About this work
The Atlantic arrives in this painting as a force rather than a view. Hartley's characteristic massive white-banded clouds and white-foamed waves command the canvas, filling it with a theatricality that feels less observed than felt. Nature dominates the composition, though the presence of man is noted through sailboats — small, almost incidental, set against the immensity of the open sea. The palette is oceanic and unsparing: deep blue-grey swells, churning white crests, and a sky pressed low with weather. Painted in oil on cardboard , the work has a directness and a physical weight that belie its modest support. Hartley wasn't interested in the picturesque; the horizon here is a confrontation.
The painting dates to 1936–37 , one of the most emotionally charged periods of Hartley's life. He had discovered a small fishing village in Blue Rocks, Nova Scotia, and lived for two summers with the Francis Mason family of fishermen.
In September 1936, the two Mason brothers drowned in a hurricane — an event that deeply affected Hartley and would later inspire an important series of portrait paintings and seascapes. *Northern Seascape, Off the Banks* sits at precisely that threshold: the raw Atlantic water is no longer merely a landscape subject but something witnessed, mourned, and reckoned with. The work is now held in the Milwaukee Museum of Art , where it stands as one of the defining statements of Hartley's late, place-bound realism — a bridge between his restless wandering decades and the elemental Maine work that would cement his legacy.
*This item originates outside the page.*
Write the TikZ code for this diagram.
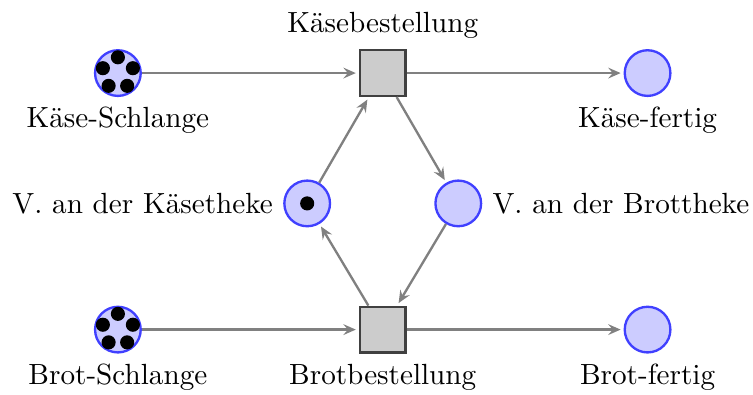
\documentclass[tikz,border=0pt]{standalone}
\usepackage{fontspec}
\usetikzlibrary{arrows.meta}

\tikzset{
  place/.style={circle,draw=blue!75,fill=blue!20,thick,minimum size=5.5mm,inner sep=0pt},
  transition/.style={rectangle,draw=black!75,fill=black!20,thick,minimum size=5.5mm,inner sep=0pt},
  token/.style={circle,fill=black,minimum size=1.7mm,inner sep=0pt},
  flow/.style={draw=black!50,thick,-{Stealth[length=1.5mm,width=1.3mm,inset=0.55mm]},shorten >=1pt}
}

\begin{document}
\begin{tikzpicture}
\useasboundingbox (0,0) rectangle (9.07,4.75);
% queues, orders and done places
\node[place,label=below:Käse-Schlange] (kschlange) at (1.42,3.87) {};
\node[transition,label=above:Käsebestellung] (kbest) at (4.61,3.87) {};
\node[place,label=below:Käse-fertig] (kfertig) at (7.80,3.87) {};
\node[place,label=below:Brot-Schlange] (bschlange) at (1.42,0.78) {};
\node[transition,label=below:Brotbestellung] (bbest) at (4.61,0.78) {};
\node[place,label=below:Brot-fertig] (bfertig) at (7.80,0.78) {};
% the two sellers
\node[place,label=left:V. an der Käsetheke] (vkaese) at (3.70,2.30) {};
\node[place,label=right:V. an der Brottheke] (vbrot) at (5.52,2.30) {};
% tokens
\foreach \a [count=\i] in {90,162,234,306,378} {
  \node[token] (kt\i) at ([shift={(\a:0.19)}]kschlange) {};
  \node[token] (bt\i) at ([shift={(\a:0.19)}]bschlange) {};
}
\node[token] (vt) at (vkaese) {};
% arcs
\draw[flow] (kschlange) -- (kbest);
\draw[flow] (kbest) -- (kfertig);
\draw[flow] (kbest) -- (vbrot);
\draw[flow] (vbrot) -- (bbest);
\draw[flow] (bbest) -- (vkaese);
\draw[flow] (vkaese) -- (kbest);
\draw[flow] (bschlange) -- (bbest);
\draw[flow] (bbest) -- (bfertig);
\end{tikzpicture}
\end{document}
This painting wants a wall with room to breathe around it — a hallway with north-facing light, a study with dark trim, a living room that can hold silence. It speaks to viewers drawn to the sublime over the decorative: those who find more comfort in honesty than in beauty. The grey-green palette and the unresolved energy of the sea make it equally at home in a coastal interior as in an urban space that craves a counterweight to the city. It does not console. It commands attention, and it holds it.